◆ **Task to complete**:
Lift out all lines below that contain "matplotlib".

◆ **Stored records**:
________________

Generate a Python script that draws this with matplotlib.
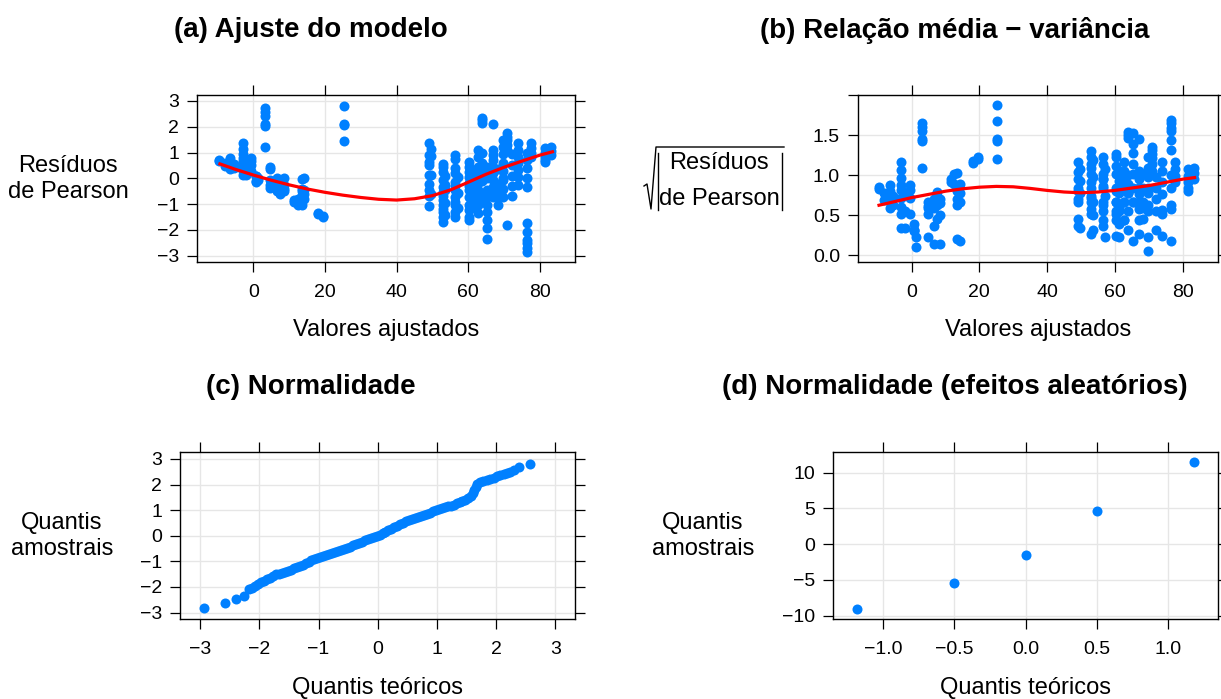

________________

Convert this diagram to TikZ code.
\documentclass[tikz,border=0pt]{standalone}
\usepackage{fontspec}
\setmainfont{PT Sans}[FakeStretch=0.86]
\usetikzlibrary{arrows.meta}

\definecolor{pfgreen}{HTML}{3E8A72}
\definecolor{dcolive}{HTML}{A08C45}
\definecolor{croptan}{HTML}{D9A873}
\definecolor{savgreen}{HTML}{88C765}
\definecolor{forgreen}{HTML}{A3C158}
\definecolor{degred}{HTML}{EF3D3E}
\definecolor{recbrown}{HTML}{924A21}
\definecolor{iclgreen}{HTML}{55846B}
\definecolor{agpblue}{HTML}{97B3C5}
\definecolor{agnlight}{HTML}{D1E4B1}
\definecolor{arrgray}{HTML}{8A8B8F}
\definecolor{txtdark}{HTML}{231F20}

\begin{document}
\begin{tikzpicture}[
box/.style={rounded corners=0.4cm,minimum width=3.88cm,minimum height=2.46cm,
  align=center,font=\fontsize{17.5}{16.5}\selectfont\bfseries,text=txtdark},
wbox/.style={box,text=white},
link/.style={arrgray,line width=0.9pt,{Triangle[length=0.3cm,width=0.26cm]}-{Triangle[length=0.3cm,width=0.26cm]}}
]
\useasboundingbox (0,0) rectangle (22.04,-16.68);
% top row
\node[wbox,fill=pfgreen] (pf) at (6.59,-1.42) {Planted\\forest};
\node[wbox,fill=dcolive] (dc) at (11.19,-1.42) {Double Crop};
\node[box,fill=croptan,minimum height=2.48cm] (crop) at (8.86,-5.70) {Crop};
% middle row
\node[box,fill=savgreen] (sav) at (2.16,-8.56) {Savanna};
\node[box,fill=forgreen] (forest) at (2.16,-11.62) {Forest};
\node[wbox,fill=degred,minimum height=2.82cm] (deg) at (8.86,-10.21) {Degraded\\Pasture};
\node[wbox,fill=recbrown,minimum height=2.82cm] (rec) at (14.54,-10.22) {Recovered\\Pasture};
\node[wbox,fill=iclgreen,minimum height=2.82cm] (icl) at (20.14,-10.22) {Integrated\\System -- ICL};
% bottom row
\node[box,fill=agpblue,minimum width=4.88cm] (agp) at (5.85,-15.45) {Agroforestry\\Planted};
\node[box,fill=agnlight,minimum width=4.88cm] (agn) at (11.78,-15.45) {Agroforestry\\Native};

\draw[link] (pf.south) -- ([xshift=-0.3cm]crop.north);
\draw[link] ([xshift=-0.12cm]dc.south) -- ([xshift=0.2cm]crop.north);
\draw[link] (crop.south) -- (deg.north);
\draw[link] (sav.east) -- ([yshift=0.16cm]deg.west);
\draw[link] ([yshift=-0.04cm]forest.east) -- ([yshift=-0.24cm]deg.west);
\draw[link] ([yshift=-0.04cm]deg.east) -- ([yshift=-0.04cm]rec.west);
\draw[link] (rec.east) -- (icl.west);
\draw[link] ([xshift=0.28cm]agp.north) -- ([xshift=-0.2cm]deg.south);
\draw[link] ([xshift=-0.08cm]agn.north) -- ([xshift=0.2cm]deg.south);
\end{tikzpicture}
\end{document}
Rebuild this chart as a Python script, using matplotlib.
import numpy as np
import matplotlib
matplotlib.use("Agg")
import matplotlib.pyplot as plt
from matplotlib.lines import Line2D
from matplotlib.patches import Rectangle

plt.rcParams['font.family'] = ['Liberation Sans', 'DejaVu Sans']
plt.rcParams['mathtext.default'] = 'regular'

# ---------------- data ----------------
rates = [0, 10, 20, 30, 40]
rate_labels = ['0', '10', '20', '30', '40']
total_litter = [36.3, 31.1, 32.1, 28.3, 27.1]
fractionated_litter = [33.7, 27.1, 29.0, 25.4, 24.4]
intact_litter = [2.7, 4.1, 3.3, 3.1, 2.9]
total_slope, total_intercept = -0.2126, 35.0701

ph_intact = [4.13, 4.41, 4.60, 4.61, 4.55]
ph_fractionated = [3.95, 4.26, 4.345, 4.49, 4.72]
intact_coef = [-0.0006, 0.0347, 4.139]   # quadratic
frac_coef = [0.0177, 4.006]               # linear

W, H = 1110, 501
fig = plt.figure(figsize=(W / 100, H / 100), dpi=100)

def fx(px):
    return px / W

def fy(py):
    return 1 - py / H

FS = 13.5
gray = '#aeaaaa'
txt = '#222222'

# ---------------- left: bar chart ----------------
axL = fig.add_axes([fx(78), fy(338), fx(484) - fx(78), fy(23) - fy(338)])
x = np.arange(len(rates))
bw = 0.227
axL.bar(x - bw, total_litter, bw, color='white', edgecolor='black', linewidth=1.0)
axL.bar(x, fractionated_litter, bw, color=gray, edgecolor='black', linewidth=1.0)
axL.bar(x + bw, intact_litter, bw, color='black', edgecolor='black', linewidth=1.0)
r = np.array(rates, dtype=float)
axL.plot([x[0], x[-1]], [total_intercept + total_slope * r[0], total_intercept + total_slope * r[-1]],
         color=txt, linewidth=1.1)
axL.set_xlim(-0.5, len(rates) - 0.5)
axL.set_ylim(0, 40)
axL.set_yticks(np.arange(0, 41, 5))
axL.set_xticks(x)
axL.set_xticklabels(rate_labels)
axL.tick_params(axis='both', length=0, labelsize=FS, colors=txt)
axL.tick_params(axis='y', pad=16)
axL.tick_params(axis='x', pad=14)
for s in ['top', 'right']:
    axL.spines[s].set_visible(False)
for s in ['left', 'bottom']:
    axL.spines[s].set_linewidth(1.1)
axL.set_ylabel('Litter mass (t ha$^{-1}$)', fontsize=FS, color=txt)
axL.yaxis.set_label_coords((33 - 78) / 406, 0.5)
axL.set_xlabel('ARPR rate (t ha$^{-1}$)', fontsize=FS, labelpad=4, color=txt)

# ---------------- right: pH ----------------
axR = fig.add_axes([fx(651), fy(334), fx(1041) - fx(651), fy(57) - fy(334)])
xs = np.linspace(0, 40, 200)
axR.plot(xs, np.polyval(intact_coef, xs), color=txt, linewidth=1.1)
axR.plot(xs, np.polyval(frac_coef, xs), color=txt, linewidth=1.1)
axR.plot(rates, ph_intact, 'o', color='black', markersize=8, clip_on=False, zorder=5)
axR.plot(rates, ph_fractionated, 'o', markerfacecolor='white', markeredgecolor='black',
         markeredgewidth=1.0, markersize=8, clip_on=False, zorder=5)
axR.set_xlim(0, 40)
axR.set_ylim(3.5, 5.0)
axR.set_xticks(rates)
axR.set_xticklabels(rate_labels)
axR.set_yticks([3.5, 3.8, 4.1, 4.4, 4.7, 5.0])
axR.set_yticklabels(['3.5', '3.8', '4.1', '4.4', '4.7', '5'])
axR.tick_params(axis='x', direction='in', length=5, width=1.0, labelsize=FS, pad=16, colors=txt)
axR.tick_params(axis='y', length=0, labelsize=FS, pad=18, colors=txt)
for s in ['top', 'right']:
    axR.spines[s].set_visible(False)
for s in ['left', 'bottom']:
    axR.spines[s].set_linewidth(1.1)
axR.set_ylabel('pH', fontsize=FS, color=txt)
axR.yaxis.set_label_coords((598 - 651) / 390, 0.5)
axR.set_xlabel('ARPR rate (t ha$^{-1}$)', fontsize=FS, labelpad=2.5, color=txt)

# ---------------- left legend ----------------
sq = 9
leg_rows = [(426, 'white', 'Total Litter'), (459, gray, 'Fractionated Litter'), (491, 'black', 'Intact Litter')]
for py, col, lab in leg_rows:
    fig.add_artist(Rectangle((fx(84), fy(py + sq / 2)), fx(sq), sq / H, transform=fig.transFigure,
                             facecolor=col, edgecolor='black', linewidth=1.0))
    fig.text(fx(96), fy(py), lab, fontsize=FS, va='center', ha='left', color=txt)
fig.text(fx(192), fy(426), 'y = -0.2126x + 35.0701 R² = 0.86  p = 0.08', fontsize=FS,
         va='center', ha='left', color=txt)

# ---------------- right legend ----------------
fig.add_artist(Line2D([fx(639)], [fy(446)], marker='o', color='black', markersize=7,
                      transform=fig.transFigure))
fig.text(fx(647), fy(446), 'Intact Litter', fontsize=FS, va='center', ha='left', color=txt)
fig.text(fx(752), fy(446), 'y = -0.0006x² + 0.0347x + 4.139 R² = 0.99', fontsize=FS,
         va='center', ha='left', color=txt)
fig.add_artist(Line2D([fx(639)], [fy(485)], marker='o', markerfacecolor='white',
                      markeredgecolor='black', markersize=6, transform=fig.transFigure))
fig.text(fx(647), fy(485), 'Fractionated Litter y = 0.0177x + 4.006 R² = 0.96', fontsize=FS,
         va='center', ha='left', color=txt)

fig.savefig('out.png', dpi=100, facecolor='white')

________________

◆ **Final result**:
Generate a Python script that draws this with matplotlib.
Rebuild this chart as a Python script, using matplotlib.
import matplotlib
matplotlib.use("Agg")
import matplotlib.pyplot as plt
from matplotlib.lines import Line2D
from matplotlib.patches import Rectangle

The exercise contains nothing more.